> _THE REQUEST_
Start with the line that contains "Recreate this image" and end with the line that contains "fig.patch.set_facecolor(WHITE)"; retype those lines and the ones between them exactly, without any pictures.

· · · · ·

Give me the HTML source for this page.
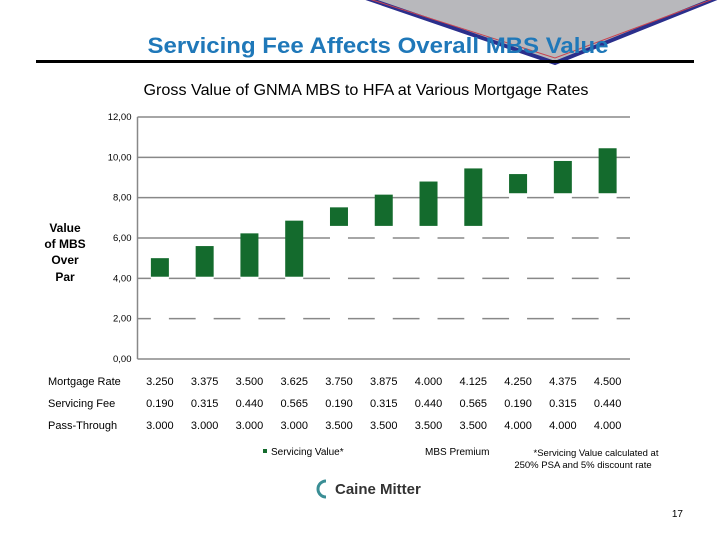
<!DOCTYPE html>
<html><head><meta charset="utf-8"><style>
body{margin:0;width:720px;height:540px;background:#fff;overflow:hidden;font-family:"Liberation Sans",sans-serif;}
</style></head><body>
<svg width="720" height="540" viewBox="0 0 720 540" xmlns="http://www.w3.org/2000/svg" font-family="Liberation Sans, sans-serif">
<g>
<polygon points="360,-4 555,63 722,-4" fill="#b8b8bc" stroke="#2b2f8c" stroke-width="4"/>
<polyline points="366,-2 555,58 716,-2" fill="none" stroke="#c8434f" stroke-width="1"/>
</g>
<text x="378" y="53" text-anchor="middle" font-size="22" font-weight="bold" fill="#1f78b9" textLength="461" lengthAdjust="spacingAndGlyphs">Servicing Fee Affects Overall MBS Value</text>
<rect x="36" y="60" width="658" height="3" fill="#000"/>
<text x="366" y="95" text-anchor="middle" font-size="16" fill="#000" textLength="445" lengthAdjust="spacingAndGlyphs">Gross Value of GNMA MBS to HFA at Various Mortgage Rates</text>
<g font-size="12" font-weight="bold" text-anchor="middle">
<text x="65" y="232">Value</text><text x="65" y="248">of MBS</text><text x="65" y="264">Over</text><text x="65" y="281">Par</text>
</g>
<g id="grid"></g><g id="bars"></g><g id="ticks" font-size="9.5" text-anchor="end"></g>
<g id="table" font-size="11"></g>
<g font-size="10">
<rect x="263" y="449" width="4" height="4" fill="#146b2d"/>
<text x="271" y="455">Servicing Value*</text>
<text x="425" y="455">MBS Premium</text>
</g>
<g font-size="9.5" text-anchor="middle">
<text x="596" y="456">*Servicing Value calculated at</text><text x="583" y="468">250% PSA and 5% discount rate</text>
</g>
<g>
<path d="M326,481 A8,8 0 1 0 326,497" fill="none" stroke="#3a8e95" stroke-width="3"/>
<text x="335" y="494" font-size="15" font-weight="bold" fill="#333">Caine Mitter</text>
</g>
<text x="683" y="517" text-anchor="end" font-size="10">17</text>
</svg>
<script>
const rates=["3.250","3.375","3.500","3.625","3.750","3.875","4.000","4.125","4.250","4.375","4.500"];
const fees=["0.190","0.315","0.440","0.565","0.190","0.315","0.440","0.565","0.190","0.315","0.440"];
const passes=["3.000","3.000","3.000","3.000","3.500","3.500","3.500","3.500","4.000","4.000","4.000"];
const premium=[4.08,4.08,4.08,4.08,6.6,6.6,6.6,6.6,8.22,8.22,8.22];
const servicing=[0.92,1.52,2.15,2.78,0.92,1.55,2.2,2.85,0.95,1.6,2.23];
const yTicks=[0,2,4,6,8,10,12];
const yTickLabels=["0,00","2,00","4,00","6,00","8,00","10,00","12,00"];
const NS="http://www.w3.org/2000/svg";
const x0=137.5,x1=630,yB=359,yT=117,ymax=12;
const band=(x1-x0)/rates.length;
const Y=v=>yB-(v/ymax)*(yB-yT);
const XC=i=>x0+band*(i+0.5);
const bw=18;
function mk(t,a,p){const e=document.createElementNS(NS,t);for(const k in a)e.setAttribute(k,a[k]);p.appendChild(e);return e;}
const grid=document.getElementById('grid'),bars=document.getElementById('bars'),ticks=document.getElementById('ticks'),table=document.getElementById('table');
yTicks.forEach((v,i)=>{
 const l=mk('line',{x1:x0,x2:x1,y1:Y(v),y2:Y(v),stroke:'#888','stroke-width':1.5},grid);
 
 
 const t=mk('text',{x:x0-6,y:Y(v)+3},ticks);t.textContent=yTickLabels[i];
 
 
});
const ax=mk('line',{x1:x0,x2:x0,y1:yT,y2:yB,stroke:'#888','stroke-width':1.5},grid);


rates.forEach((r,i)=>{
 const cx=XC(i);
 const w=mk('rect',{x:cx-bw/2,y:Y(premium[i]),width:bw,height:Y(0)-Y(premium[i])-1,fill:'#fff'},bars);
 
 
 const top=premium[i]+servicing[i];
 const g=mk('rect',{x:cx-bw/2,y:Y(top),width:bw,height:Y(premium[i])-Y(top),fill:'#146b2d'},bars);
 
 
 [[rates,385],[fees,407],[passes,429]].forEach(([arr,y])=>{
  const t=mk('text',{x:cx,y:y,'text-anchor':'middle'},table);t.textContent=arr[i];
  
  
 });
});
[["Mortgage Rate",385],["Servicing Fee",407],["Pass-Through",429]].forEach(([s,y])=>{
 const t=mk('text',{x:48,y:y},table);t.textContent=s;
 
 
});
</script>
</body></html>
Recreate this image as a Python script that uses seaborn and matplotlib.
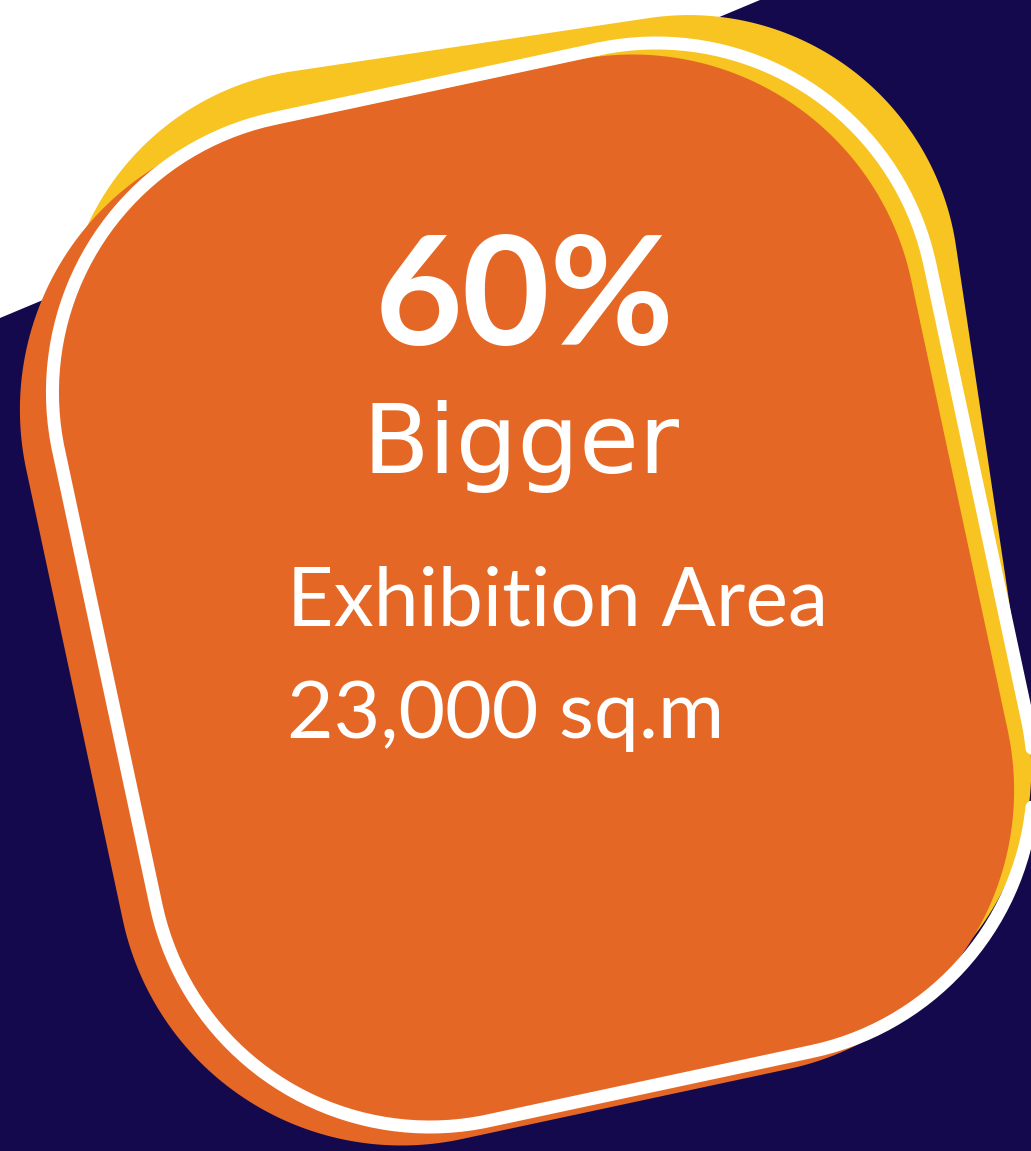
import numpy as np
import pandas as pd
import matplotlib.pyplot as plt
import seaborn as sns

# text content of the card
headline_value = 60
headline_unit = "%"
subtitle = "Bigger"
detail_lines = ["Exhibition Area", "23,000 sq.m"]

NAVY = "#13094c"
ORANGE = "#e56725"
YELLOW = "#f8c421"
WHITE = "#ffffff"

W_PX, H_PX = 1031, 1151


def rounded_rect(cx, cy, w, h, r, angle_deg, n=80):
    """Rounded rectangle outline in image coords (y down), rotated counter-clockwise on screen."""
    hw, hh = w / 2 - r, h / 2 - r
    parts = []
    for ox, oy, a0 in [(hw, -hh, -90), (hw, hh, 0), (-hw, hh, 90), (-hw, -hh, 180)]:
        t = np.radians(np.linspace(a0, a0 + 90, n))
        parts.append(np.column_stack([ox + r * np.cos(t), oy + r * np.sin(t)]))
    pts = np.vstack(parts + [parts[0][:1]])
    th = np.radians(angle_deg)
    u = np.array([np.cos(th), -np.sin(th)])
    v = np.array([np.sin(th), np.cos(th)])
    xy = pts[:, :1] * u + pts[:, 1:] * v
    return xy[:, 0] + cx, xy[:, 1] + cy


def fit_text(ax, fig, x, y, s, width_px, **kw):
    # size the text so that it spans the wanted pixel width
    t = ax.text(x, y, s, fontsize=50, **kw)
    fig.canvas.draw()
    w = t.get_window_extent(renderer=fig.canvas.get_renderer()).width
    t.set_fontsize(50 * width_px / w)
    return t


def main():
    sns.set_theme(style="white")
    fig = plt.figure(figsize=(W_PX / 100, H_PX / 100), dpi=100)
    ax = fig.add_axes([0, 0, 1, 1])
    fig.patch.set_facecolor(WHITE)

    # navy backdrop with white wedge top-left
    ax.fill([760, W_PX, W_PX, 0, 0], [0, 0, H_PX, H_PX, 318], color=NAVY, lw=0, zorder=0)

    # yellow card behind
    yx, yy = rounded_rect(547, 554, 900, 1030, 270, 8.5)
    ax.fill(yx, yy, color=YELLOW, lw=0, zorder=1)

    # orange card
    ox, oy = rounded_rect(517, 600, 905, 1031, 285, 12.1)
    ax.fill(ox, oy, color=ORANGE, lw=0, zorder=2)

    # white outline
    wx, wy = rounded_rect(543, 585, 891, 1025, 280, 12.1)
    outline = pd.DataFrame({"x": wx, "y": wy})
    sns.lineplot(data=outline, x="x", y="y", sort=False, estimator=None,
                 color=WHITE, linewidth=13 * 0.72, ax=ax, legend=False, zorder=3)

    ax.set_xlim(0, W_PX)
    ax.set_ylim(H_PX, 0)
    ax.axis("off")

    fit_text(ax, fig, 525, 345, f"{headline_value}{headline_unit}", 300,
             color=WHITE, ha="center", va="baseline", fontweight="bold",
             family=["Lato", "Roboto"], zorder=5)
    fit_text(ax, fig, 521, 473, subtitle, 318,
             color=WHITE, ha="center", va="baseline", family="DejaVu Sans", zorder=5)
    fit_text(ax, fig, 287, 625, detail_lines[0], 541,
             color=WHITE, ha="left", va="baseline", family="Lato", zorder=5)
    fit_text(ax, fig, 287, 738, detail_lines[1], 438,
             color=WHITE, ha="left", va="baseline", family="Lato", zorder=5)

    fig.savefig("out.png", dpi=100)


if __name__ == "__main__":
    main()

· · · · ·

> _WRITTEN REPLY_
Recreate this image as a Python script that uses seaborn and matplotlib.
import numpy as np
import pandas as pd
import matplotlib.pyplot as plt
import seaborn as sns

# text content of the card
headline_value = 60
headline_unit = "%"
subtitle = "Bigger"
detail_lines = ["Exhibition Area", "23,000 sq.m"]

NAVY = "#13094c"
ORANGE = "#e56725"
YELLOW = "#f8c421"
WHITE = "#ffffff"

W_PX, H_PX = 1031, 1151


def rounded_rect(cx, cy, w, h, r, angle_deg, n=80):
    """Rounded rectangle outline in image coords (y down), rotated counter-clockwise on screen."""
    hw, hh = w / 2 - r, h / 2 - r
    parts = []
    for ox, oy, a0 in [(hw, -hh, -90), (hw, hh, 0), (-hw, hh, 90), (-hw, -hh, 180)]:
        t = np.radians(np.linspace(a0, a0 + 90, n))
        parts.append(np.column_stack([ox + r * np.cos(t), oy + r * np.sin(t)]))
    pts = np.vstack(parts + [parts[0][:1]])
    th = np.radians(angle_deg)
    u = np.array([np.cos(th), -np.sin(th)])
    v = np.array([np.sin(th), np.cos(th)])
    xy = pts[:, :1] * u + pts[:, 1:] * v
    return xy[:, 0] + cx, xy[:, 1] + cy


def fit_text(ax, fig, x, y, s, width_px, **kw):
    # size the text so that it spans the wanted pixel width
    t = ax.text(x, y, s, fontsize=50, **kw)
    fig.canvas.draw()
    w = t.get_window_extent(renderer=fig.canvas.get_renderer()).width
    t.set_fontsize(50 * width_px / w)
    return t


def main():
    sns.set_theme(style="white")
    fig = plt.figure(figsize=(W_PX / 100, H_PX / 100), dpi=100)
    ax = fig.add_axes([0, 0, 1, 1])
    fig.patch.set_facecolor(WHITE)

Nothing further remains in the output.